(Plotting code records)
---------------

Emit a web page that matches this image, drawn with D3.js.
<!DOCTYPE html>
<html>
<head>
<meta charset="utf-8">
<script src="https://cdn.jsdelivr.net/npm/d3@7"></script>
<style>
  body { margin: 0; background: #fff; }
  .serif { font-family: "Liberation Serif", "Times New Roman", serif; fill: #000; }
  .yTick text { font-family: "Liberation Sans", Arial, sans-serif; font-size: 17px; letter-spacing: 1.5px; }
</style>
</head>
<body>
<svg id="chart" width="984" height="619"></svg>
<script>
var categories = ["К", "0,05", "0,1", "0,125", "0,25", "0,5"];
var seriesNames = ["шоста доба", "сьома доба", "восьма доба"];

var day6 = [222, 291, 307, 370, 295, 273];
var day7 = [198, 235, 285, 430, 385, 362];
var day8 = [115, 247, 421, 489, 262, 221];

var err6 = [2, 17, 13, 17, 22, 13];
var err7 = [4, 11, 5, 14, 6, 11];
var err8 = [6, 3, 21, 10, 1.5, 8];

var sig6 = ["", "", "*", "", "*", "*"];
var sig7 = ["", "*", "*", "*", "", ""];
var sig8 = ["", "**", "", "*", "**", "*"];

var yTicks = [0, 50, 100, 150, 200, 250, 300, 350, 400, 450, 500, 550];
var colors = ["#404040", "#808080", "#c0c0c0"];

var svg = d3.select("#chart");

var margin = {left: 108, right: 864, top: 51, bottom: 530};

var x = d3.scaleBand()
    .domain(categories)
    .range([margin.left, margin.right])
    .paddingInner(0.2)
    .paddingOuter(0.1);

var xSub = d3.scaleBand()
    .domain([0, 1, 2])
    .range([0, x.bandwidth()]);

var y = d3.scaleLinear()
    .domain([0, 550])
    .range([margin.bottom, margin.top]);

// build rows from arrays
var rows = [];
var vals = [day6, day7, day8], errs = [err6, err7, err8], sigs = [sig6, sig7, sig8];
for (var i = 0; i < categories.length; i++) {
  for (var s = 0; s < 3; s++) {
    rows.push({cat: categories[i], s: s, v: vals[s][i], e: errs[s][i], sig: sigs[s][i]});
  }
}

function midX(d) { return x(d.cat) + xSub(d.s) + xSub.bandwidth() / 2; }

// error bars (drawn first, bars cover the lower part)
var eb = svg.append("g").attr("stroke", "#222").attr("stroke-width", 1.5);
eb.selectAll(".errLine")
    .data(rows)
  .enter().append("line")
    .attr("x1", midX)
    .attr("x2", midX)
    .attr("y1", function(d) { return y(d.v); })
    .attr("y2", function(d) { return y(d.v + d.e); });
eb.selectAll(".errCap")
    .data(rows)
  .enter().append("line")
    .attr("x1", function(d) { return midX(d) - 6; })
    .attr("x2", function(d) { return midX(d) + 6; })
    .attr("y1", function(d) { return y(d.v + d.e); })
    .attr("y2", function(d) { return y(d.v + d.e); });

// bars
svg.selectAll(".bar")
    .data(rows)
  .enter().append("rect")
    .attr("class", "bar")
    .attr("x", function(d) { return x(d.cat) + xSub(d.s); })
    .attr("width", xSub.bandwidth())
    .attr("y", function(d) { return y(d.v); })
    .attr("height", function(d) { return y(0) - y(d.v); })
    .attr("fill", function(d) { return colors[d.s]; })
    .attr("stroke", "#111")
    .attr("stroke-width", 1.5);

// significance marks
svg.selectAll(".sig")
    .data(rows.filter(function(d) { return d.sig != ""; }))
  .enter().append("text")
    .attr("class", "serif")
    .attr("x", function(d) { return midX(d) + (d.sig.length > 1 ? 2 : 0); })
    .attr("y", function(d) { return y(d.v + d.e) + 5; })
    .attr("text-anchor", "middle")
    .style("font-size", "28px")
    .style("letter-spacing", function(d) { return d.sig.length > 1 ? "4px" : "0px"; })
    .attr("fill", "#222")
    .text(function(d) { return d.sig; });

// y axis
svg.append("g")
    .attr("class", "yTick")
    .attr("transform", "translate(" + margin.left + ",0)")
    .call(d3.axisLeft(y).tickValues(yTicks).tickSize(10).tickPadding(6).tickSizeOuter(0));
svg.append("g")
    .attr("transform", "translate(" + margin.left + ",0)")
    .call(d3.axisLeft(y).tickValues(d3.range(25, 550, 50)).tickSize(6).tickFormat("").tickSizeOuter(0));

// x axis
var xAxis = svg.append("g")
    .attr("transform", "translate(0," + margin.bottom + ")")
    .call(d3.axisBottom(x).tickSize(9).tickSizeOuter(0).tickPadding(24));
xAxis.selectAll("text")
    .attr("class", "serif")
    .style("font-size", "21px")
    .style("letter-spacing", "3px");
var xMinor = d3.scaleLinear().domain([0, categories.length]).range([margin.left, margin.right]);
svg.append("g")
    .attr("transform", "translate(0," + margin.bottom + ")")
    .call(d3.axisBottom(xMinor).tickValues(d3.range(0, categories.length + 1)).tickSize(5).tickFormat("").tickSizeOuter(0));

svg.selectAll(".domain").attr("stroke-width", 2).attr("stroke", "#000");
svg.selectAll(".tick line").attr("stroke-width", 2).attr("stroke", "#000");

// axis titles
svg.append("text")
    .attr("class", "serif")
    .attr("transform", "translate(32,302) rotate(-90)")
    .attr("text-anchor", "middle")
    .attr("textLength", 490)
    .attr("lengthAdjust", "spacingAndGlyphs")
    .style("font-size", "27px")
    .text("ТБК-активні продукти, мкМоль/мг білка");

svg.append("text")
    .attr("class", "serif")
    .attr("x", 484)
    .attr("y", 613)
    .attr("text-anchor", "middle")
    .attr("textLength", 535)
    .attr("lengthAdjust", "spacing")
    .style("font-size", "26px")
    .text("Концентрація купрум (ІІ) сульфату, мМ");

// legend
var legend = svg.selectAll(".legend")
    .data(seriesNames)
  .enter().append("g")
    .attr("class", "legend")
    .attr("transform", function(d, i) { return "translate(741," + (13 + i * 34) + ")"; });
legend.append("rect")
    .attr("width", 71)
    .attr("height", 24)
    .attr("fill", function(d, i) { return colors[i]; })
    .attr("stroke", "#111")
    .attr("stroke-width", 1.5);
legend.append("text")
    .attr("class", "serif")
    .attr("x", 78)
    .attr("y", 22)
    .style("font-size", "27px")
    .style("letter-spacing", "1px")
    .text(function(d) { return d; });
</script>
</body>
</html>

---------------

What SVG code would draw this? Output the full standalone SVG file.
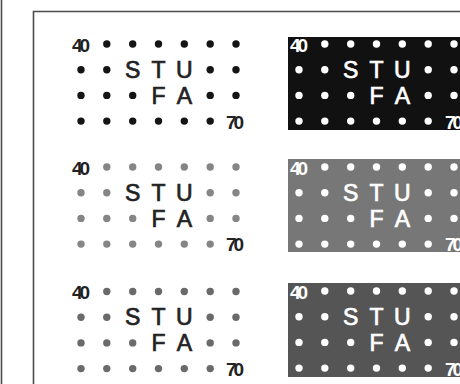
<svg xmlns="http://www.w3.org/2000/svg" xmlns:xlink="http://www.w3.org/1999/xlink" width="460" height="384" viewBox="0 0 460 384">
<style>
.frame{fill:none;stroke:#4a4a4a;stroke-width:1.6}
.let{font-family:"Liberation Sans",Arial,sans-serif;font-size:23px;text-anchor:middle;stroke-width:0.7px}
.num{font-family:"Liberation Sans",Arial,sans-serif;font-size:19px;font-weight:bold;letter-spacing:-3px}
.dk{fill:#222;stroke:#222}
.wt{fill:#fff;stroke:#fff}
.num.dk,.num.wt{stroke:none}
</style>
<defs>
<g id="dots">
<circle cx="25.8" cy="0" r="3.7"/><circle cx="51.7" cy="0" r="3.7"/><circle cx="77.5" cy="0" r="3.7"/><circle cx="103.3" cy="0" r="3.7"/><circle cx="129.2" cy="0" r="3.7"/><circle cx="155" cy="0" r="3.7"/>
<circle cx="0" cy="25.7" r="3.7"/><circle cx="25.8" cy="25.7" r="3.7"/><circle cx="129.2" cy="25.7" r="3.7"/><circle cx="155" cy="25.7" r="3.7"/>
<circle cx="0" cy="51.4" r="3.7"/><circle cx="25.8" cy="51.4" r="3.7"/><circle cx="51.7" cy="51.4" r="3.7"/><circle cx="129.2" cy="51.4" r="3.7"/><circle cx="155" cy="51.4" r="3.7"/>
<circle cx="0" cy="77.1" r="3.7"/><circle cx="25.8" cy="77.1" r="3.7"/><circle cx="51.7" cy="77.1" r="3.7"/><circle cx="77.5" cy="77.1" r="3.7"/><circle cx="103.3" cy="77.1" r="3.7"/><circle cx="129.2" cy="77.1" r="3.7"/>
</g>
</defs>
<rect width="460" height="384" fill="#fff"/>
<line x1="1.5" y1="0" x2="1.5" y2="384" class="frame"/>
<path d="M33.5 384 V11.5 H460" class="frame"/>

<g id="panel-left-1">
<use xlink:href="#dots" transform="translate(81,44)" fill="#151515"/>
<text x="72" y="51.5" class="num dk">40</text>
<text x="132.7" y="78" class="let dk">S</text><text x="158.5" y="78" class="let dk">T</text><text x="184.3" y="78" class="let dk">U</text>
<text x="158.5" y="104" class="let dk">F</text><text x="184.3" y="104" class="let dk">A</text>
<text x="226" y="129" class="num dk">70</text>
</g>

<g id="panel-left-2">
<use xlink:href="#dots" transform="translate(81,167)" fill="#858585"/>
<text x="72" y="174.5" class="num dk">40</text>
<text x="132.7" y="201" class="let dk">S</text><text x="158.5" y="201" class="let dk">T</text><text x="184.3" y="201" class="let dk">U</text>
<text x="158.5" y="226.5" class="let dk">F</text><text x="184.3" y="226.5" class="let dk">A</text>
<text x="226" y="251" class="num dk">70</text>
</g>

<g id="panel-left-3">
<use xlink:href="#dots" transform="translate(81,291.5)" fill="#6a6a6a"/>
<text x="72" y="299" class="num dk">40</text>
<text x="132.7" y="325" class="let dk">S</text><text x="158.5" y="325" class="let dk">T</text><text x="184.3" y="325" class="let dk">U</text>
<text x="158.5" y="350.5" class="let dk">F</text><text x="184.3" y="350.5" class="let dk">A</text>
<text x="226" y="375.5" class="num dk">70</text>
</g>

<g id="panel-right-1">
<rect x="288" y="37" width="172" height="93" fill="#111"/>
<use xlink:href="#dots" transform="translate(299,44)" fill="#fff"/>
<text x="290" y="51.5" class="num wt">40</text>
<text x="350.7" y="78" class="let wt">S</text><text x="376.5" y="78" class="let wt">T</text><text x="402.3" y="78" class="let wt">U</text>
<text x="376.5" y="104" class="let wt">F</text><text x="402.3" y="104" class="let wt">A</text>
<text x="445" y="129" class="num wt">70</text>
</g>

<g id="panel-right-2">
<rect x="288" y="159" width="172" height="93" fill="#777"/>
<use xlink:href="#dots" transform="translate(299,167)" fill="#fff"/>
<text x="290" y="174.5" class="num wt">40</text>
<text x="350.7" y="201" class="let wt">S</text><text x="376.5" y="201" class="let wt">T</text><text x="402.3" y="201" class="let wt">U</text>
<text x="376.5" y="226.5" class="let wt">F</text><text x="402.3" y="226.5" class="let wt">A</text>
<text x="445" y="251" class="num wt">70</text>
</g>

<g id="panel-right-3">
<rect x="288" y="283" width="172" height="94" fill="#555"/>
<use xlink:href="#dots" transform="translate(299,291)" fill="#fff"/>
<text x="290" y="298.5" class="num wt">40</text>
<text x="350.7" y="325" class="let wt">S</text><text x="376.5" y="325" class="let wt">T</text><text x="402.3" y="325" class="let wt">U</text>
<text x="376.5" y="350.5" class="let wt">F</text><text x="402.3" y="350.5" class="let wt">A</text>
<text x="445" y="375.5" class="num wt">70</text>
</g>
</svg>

---------------

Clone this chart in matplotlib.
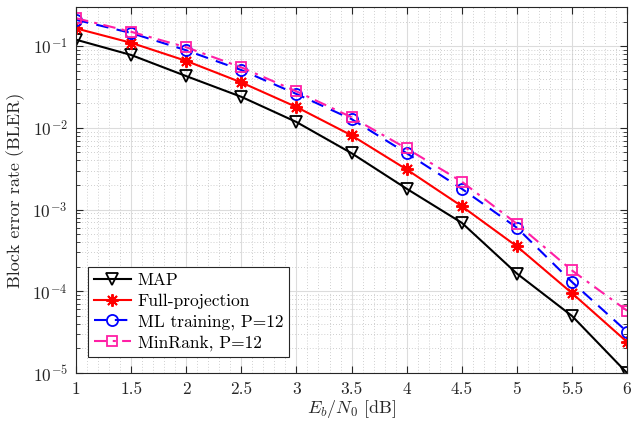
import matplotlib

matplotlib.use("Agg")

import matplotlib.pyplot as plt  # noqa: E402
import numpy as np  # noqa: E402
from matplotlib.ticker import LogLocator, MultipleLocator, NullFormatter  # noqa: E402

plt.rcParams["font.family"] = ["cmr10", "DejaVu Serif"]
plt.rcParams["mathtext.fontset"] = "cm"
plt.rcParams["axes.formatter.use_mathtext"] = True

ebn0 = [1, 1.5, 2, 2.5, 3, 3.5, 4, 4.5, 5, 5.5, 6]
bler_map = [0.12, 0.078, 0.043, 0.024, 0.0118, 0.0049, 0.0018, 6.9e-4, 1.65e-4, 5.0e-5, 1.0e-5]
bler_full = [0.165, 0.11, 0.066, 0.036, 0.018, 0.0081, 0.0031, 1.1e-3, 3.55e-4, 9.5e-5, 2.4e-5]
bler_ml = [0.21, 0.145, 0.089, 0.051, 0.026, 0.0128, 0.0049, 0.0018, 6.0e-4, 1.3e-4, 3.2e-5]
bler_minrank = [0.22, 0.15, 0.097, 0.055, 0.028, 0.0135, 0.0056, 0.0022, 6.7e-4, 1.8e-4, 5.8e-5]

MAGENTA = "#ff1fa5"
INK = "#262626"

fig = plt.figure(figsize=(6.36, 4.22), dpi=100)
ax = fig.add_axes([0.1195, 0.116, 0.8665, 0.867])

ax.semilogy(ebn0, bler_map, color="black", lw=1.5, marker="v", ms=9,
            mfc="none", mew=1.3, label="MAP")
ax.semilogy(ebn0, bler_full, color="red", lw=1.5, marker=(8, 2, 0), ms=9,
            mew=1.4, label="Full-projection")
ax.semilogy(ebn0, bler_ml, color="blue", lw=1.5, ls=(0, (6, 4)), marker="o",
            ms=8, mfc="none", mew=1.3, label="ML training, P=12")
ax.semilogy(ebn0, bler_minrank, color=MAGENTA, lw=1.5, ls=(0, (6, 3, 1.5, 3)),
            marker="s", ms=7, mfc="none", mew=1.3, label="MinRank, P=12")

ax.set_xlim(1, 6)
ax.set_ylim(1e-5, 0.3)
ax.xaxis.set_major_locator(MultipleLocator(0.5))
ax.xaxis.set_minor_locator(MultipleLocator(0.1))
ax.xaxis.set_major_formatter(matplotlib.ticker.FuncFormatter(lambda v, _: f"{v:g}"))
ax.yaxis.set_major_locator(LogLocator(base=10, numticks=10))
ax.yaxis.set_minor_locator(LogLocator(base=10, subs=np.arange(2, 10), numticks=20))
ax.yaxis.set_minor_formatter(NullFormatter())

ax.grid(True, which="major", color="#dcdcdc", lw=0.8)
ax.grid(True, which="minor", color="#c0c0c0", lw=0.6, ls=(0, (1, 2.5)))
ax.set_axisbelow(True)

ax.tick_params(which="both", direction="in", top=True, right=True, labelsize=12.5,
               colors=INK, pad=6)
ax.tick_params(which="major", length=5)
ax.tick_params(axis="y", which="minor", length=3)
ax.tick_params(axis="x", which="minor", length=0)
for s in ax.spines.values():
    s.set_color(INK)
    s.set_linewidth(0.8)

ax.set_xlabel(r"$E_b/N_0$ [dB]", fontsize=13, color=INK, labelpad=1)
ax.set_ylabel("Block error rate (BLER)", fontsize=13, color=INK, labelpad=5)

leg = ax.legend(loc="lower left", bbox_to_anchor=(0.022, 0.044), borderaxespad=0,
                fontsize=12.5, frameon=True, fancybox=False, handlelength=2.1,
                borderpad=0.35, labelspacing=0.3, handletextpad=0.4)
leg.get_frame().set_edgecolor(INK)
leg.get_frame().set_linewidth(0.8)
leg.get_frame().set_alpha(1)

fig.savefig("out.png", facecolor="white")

---------------

Repeat only the lines running from "Clone this chart in matplotlib." to "ax = fig.add_axes([0.1195, 0.116, 0.8665, 0.867])", ends included, and leave the pictures out.

> _Expected output_
Clone this chart in matplotlib.
import matplotlib

matplotlib.use("Agg")

import matplotlib.pyplot as plt  # noqa: E402
import numpy as np  # noqa: E402
from matplotlib.ticker import LogLocator, MultipleLocator, NullFormatter  # noqa: E402

plt.rcParams["font.family"] = ["cmr10", "DejaVu Serif"]
plt.rcParams["mathtext.fontset"] = "cm"
plt.rcParams["axes.formatter.use_mathtext"] = True

ebn0 = [1, 1.5, 2, 2.5, 3, 3.5, 4, 4.5, 5, 5.5, 6]
bler_map = [0.12, 0.078, 0.043, 0.024, 0.0118, 0.0049, 0.0018, 6.9e-4, 1.65e-4, 5.0e-5, 1.0e-5]
bler_full = [0.165, 0.11, 0.066, 0.036, 0.018, 0.0081, 0.0031, 1.1e-3, 3.55e-4, 9.5e-5, 2.4e-5]
bler_ml = [0.21, 0.145, 0.089, 0.051, 0.026, 0.0128, 0.0049, 0.0018, 6.0e-4, 1.3e-4, 3.2e-5]
bler_minrank = [0.22, 0.15, 0.097, 0.055, 0.028, 0.0135, 0.0056, 0.0022, 6.7e-4, 1.8e-4, 5.8e-5]

MAGENTA = "#ff1fa5"
INK = "#262626"

fig = plt.figure(figsize=(6.36, 4.22), dpi=100)
ax = fig.add_axes([0.1195, 0.116, 0.8665, 0.867])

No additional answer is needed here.